» PROBLEM REQUIREMENTS
Using the data below, output the first line and every line after it up to and including the line containing "['0.5', '1.0', '2.0', '5.0', '10.0', '20.0'];", exactly as written and with nothing added.
-- START --
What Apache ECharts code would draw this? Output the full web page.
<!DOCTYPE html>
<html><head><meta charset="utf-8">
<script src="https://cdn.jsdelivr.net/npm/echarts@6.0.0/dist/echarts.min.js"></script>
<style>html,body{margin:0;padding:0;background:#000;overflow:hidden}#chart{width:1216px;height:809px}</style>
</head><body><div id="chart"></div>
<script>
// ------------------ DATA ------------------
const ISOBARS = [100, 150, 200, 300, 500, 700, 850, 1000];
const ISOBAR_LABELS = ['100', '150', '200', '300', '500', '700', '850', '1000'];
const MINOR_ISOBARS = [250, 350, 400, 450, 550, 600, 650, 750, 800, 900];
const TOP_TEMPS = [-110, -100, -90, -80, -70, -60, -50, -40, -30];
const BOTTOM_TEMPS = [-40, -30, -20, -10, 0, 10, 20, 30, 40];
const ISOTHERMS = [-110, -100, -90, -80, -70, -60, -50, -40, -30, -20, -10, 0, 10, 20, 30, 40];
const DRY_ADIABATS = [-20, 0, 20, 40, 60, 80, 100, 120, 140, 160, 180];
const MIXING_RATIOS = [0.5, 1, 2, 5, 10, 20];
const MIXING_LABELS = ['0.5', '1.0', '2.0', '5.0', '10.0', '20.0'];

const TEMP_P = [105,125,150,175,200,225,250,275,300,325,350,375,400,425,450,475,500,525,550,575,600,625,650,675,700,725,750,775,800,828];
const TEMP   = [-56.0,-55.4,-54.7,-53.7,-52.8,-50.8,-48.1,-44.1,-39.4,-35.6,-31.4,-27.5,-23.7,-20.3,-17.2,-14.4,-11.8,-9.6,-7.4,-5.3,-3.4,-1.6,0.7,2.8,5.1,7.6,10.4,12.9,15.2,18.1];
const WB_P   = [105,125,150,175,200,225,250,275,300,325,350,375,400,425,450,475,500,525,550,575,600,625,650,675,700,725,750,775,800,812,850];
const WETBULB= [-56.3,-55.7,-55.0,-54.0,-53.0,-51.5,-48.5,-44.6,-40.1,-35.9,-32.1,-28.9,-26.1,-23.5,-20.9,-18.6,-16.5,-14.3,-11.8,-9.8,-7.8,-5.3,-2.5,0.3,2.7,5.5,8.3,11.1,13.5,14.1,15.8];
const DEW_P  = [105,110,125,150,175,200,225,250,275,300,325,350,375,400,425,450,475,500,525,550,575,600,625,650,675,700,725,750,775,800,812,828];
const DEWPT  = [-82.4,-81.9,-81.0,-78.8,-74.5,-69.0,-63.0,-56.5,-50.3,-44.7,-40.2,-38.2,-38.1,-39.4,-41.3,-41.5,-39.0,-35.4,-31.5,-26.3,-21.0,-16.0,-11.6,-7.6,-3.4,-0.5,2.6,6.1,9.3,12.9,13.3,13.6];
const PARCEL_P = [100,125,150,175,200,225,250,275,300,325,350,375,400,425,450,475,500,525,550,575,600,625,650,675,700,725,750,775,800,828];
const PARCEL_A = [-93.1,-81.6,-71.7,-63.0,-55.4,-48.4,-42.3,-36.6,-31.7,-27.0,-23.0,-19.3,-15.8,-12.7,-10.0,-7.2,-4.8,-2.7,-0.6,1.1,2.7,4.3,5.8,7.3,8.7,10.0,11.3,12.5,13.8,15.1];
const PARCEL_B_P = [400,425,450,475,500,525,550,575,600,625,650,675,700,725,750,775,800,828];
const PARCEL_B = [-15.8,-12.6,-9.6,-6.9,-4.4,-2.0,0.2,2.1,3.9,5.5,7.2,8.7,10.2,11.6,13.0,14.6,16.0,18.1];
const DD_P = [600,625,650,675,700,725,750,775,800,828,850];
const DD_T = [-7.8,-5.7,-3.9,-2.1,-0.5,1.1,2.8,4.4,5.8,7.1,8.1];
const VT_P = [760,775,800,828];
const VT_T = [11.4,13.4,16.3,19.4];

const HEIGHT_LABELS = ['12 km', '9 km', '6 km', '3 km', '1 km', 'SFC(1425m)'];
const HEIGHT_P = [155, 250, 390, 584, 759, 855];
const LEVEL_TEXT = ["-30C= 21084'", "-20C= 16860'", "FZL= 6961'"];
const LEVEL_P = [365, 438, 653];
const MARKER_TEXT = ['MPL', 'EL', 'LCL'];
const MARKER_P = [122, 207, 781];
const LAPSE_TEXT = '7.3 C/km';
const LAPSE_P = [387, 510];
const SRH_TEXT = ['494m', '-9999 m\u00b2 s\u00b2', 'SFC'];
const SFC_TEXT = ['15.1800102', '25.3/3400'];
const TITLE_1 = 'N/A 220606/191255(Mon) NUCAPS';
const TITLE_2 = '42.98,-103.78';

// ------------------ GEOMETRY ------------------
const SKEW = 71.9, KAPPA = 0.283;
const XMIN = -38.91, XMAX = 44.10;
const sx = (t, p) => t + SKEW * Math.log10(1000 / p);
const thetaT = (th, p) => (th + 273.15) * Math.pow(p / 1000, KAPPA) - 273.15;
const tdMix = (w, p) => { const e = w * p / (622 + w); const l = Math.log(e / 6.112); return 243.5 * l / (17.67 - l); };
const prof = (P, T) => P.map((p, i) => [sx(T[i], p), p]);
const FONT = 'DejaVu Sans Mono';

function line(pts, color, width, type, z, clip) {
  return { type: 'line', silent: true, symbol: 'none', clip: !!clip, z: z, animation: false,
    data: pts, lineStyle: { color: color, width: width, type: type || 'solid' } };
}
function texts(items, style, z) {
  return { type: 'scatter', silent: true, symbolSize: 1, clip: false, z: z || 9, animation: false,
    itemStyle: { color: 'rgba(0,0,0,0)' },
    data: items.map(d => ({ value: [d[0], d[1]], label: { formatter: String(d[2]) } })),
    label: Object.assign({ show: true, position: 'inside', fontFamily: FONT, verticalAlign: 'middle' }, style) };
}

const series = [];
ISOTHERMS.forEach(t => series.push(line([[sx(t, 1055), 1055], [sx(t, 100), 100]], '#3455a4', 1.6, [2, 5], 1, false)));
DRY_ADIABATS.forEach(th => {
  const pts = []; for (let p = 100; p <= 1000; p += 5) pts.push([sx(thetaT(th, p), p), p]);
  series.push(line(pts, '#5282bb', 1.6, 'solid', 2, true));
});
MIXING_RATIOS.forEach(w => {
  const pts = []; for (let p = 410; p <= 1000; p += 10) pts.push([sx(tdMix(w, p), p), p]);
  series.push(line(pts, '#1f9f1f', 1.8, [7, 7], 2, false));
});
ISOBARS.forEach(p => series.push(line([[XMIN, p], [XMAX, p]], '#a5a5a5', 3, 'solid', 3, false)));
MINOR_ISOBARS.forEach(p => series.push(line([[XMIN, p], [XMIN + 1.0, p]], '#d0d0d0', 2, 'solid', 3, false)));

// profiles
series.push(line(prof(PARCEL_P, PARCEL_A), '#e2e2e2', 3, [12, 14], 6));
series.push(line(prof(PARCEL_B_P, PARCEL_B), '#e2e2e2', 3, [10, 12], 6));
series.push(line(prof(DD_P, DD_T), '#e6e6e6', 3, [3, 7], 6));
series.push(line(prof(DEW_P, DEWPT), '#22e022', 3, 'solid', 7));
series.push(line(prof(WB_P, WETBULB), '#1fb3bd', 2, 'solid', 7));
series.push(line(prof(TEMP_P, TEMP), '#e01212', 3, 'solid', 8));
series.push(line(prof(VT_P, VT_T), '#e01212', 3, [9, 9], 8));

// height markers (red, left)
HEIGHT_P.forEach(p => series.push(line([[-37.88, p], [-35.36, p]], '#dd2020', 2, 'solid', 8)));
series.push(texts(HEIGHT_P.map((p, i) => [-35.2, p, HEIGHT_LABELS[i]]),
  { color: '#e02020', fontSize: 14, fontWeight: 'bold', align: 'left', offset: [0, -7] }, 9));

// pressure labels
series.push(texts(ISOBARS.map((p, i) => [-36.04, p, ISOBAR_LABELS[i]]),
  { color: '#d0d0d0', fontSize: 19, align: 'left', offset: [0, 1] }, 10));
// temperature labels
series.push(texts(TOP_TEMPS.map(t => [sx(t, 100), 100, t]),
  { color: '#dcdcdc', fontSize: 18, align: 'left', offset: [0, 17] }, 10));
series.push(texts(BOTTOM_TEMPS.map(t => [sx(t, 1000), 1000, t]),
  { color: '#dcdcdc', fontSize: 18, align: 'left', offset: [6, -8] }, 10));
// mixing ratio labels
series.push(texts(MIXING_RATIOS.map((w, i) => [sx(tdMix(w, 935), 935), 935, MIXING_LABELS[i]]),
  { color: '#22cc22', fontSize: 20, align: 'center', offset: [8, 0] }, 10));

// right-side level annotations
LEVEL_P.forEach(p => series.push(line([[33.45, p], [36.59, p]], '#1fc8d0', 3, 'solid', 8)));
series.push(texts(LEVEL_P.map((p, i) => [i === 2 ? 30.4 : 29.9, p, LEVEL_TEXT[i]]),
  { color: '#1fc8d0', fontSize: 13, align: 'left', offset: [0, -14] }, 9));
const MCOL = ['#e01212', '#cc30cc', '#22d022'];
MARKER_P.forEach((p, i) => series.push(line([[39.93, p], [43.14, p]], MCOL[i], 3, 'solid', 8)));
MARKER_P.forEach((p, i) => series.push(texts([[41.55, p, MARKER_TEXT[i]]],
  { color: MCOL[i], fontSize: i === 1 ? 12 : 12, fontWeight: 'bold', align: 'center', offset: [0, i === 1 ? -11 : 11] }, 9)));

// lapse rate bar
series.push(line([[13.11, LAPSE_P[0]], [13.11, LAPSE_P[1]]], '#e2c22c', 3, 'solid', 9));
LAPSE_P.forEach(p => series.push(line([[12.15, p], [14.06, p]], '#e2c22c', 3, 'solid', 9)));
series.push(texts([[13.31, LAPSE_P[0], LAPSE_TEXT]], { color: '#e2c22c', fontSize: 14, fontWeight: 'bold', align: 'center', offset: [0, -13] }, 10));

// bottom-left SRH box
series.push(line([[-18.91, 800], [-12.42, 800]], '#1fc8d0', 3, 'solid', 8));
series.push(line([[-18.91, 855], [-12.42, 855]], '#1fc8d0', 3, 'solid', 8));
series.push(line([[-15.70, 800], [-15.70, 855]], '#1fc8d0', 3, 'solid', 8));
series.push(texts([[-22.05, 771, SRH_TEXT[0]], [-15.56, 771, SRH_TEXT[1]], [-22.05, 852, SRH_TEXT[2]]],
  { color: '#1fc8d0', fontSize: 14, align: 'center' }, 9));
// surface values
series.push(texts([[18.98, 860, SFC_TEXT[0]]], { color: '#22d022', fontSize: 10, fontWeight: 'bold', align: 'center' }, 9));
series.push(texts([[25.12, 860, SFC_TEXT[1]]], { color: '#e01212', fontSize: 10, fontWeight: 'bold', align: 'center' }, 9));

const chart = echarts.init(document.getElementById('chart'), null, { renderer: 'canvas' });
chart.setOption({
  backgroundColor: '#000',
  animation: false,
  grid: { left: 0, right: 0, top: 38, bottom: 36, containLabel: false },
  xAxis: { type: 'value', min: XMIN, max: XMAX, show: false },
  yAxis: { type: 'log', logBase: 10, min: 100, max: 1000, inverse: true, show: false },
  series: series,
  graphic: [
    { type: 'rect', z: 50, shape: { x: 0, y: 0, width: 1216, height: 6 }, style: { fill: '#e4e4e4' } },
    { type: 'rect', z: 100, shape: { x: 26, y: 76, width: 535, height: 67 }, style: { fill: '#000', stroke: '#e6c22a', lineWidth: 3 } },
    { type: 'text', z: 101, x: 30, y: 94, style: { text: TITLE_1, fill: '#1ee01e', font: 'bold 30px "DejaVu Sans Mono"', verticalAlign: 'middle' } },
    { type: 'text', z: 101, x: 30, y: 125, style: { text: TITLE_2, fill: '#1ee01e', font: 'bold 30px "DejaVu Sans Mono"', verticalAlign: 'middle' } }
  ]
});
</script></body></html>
-- END --
» RESPONSE TO THIS TASK
What Apache ECharts code would draw this? Output the full web page.
<!DOCTYPE html>
<html><head><meta charset="utf-8">
<script src="https://cdn.jsdelivr.net/npm/echarts@6.0.0/dist/echarts.min.js"></script>
<style>html,body{margin:0;padding:0;background:#000;overflow:hidden}#chart{width:1216px;height:809px}</style>
</head><body><div id="chart"></div>
<script>
// ------------------ DATA ------------------
const ISOBARS = [100, 150, 200, 300, 500, 700, 850, 1000];
const ISOBAR_LABELS = ['100', '150', '200', '300', '500', '700', '850', '1000'];
const MINOR_ISOBARS = [250, 350, 400, 450, 550, 600, 650, 750, 800, 900];
const TOP_TEMPS = [-110, -100, -90, -80, -70, -60, -50, -40, -30];
const BOTTOM_TEMPS = [-40, -30, -20, -10, 0, 10, 20, 30, 40];
const ISOTHERMS = [-110, -100, -90, -80, -70, -60, -50, -40, -30, -20, -10, 0, 10, 20, 30, 40];
const DRY_ADIABATS = [-20, 0, 20, 40, 60, 80, 100, 120, 140, 160, 180];
const MIXING_RATIOS = [0.5, 1, 2, 5, 10, 20];
const MIXING_LABELS = ['0.5', '1.0', '2.0', '5.0', '10.0', '20.0'];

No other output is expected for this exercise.